**** Information provided ****

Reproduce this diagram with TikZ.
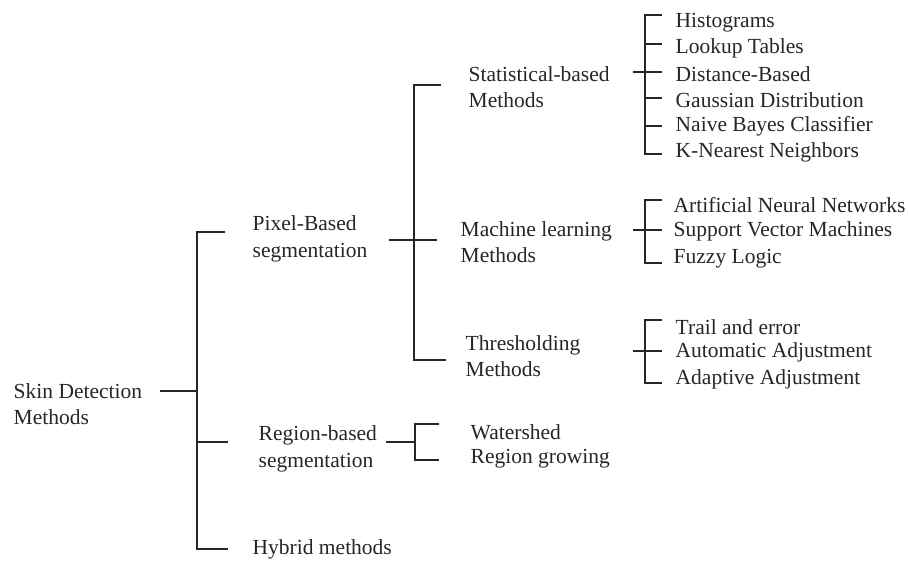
\documentclass[tikz,border=0pt]{standalone}
\usepackage{fontspec}
\setmainfont{Liberation Serif}
\usepackage{tikz}
\usetikzlibrary{positioning}
\usepackage{xcolor}

\begin{document}
\begin{tikzpicture}[x=1pt,y=-1pt,line width=1.4pt,draw=black!85,
  every node/.style={anchor=west,inner sep=0pt,align=left,text=black!85,
    font=\fontsize{21.5}{26.5}\selectfont}]
\useasboundingbox (0,0) rectangle (909,560);
% level 0 and 1
\node (skin) at (13,404) {Skin Detection\\Methods};
\node (pix) at (252,239) {Pixel-Based\\segmentation};
\node (reg) at (258,449) {Region-based\\segmentation};
\node (hyb) at (252,549) {Hybrid methods};
% level 2
\node (stat) at (468,87) {Statistical-based\\Methods};
\node (mach) at (460,242) {Machine learning\\Methods};
\node (thr) at (465,356) {Thresholding\\Methods};
\node (w1) at (470,432) {Watershed};
\node (w2) at (470,459) {Region growing};
% level 3
\node (h1) at (675,22.5) {Histograms};
\node (h2) at (675,48) {Lookup Tables};
\node (h3) at (675,74) {Distance-Based};
\node (h4) at (675,100) {Gaussian Distribution};
\node (h5) at (675,126) {Naive Bayes Classifier};
\node (h6) at (675,152.5) {K-Nearest Neighbors};
\node (m1) at (673,205.5) {Artificial Neural Networks};
\node (m2) at (673,231.5) {Support Vector Machines};
\node (m3) at (673,258.5) {Fuzzy Logic};
\node (t1) at (675,327.5) {Trail and error};
\node (t2) at (675,352.5) {Automatic Adjustment};
\node (t3) at (675,379.5) {Adaptive Adjustment};
% root bracket
\coordinate (r0) at (160,391);
\coordinate (r1) at (197,391);
\coordinate (pixT) at (225,232);
\coordinate (regT) at (228,442);
\coordinate (hybT) at (228,549);
\draw (r0) -- (r1);
\draw (pixT) -- (r1 |- pixT) -- (r1 |- hybT) -- (hybT);
\draw (r1 |- regT) -- (regT);
% pixel bracket
\coordinate (p0) at (389,240);
\coordinate (p1) at (414,240);
\coordinate (statT) at (441,85);
\coordinate (machT) at (437,240);
\coordinate (thrT) at (446,360);
\draw (p0) -- (machT);
\draw (statT) -- (p1 |- statT) -- (p1 |- thrT) -- (thrT);
% region bracket
\coordinate (g0) at (386,442);
\coordinate (g1) at (415,442);
\coordinate (wT) at (439,424);
\coordinate (wB) at (439,460);
\draw (g0) -- (g1);
\draw (wT) -- (g1 |- wT) -- (g1 |- wB) -- (wB);
% statistical bracket
\coordinate (s0) at (633,72);
\coordinate (s1) at (645,72);
\coordinate (sT) at (662,15);
\coordinate (s2) at (662,44);
\coordinate (s4) at (662,98);
\coordinate (s5) at (662,126);
\coordinate (sB) at (662,154);
\draw (s0) -- (s0 -| sT);
\draw (sT) -- (s1 |- sT) -- (s1 |- sB) -- (sB);
\draw (s1 |- s2) -- (s2);
\draw (s1 |- s4) -- (s4);
\draw (s1 |- s5) -- (s5);
% machine learning bracket
\coordinate (c0) at (633,230);
\coordinate (c1) at (645,230);
\coordinate (cT) at (662,200);
\coordinate (cB) at (662,263);
\draw (c0) -- (c0 -| cT);
\draw (cT) -- (c1 |- cT) -- (c1 |- cB) -- (cB);
% thresholding bracket
\coordinate (d0) at (633,351);
\coordinate (d1) at (645,351);
\coordinate (dT) at (662,320);
\coordinate (dB) at (662,383);
\draw (d0) -- (d0 -| dT);
\draw (dT) -- (d1 |- dT) -- (d1 |- dB) -- (dB);
\end{tikzpicture}
\end{document}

****

Work to do: Omit the pictures, then output the rest of the listing exactly.

Solution to this problem:
Reproduce this diagram with TikZ.
\documentclass[tikz,border=0pt]{standalone}
\usepackage{fontspec}
\setmainfont{Liberation Serif}
\usepackage{tikz}
\usetikzlibrary{positioning}
\usepackage{xcolor}

\begin{document}
\begin{tikzpicture}[x=1pt,y=-1pt,line width=1.4pt,draw=black!85,
  every node/.style={anchor=west,inner sep=0pt,align=left,text=black!85,
    font=\fontsize{21.5}{26.5}\selectfont}]
\useasboundingbox (0,0) rectangle (909,560);
% level 0 and 1
\node (skin) at (13,404) {Skin Detection\\Methods};
\node (pix) at (252,239) {Pixel-Based\\segmentation};
\node (reg) at (258,449) {Region-based\\segmentation};
\node (hyb) at (252,549) {Hybrid methods};
% level 2
\node (stat) at (468,87) {Statistical-based\\Methods};
\node (mach) at (460,242) {Machine learning\\Methods};
\node (thr) at (465,356) {Thresholding\\Methods};
\node (w1) at (470,432) {Watershed};
\node (w2) at (470,459) {Region growing};
% level 3
\node (h1) at (675,22.5) {Histograms};
\node (h2) at (675,48) {Lookup Tables};
\node (h3) at (675,74) {Distance-Based};
\node (h4) at (675,100) {Gaussian Distribution};
\node (h5) at (675,126) {Naive Bayes Classifier};
\node (h6) at (675,152.5) {K-Nearest Neighbors};
\node (m1) at (673,205.5) {Artificial Neural Networks};
\node (m2) at (673,231.5) {Support Vector Machines};
\node (m3) at (673,258.5) {Fuzzy Logic};
\node (t1) at (675,327.5) {Trail and error};
\node (t2) at (675,352.5) {Automatic Adjustment};
\node (t3) at (675,379.5) {Adaptive Adjustment};
% root bracket
\coordinate (r0) at (160,391);
\coordinate (r1) at (197,391);
\coordinate (pixT) at (225,232);
\coordinate (regT) at (228,442);
\coordinate (hybT) at (228,549);
\draw (r0) -- (r1);
\draw (pixT) -- (r1 |- pixT) -- (r1 |- hybT) -- (hybT);
\draw (r1 |- regT) -- (regT);
% pixel bracket
\coordinate (p0) at (389,240);
\coordinate (p1) at (414,240);
\coordinate (statT) at (441,85);
\coordinate (machT) at (437,240);
\coordinate (thrT) at (446,360);
\draw (p0) -- (machT);
\draw (statT) -- (p1 |- statT) -- (p1 |- thrT) -- (thrT);
% region bracket
\coordinate (g0) at (386,442);
\coordinate (g1) at (415,442);
\coordinate (wT) at (439,424);
\coordinate (wB) at (439,460);
\draw (g0) -- (g1);
\draw (wT) -- (g1 |- wT) -- (g1 |- wB) -- (wB);
% statistical bracket
\coordinate (s0) at (633,72);
\coordinate (s1) at (645,72);
\coordinate (sT) at (662,15);
\coordinate (s2) at (662,44);
\coordinate (s4) at (662,98);
\coordinate (s5) at (662,126);
\coordinate (sB) at (662,154);
\draw (s0) -- (s0 -| sT);
\draw (sT) -- (s1 |- sT) -- (s1 |- sB) -- (sB);
\draw (s1 |- s2) -- (s2);
\draw (s1 |- s4) -- (s4);
\draw (s1 |- s5) -- (s5);
% machine learning bracket
\coordinate (c0) at (633,230);
\coordinate (c1) at (645,230);
\coordinate (cT) at (662,200);
\coordinate (cB) at (662,263);
\draw (c0) -- (c0 -| cT);
\draw (cT) -- (c1 |- cT) -- (c1 |- cB) -- (cB);
% thresholding bracket
\coordinate (d0) at (633,351);
\coordinate (d1) at (645,351);
\coordinate (dT) at (662,320);
\coordinate (dB) at (662,383);
\draw (d0) -- (d0 -| dT);
\draw (dT) -- (d1 |- dT) -- (d1 |- dB) -- (dB);
\end{tikzpicture}
\end{document}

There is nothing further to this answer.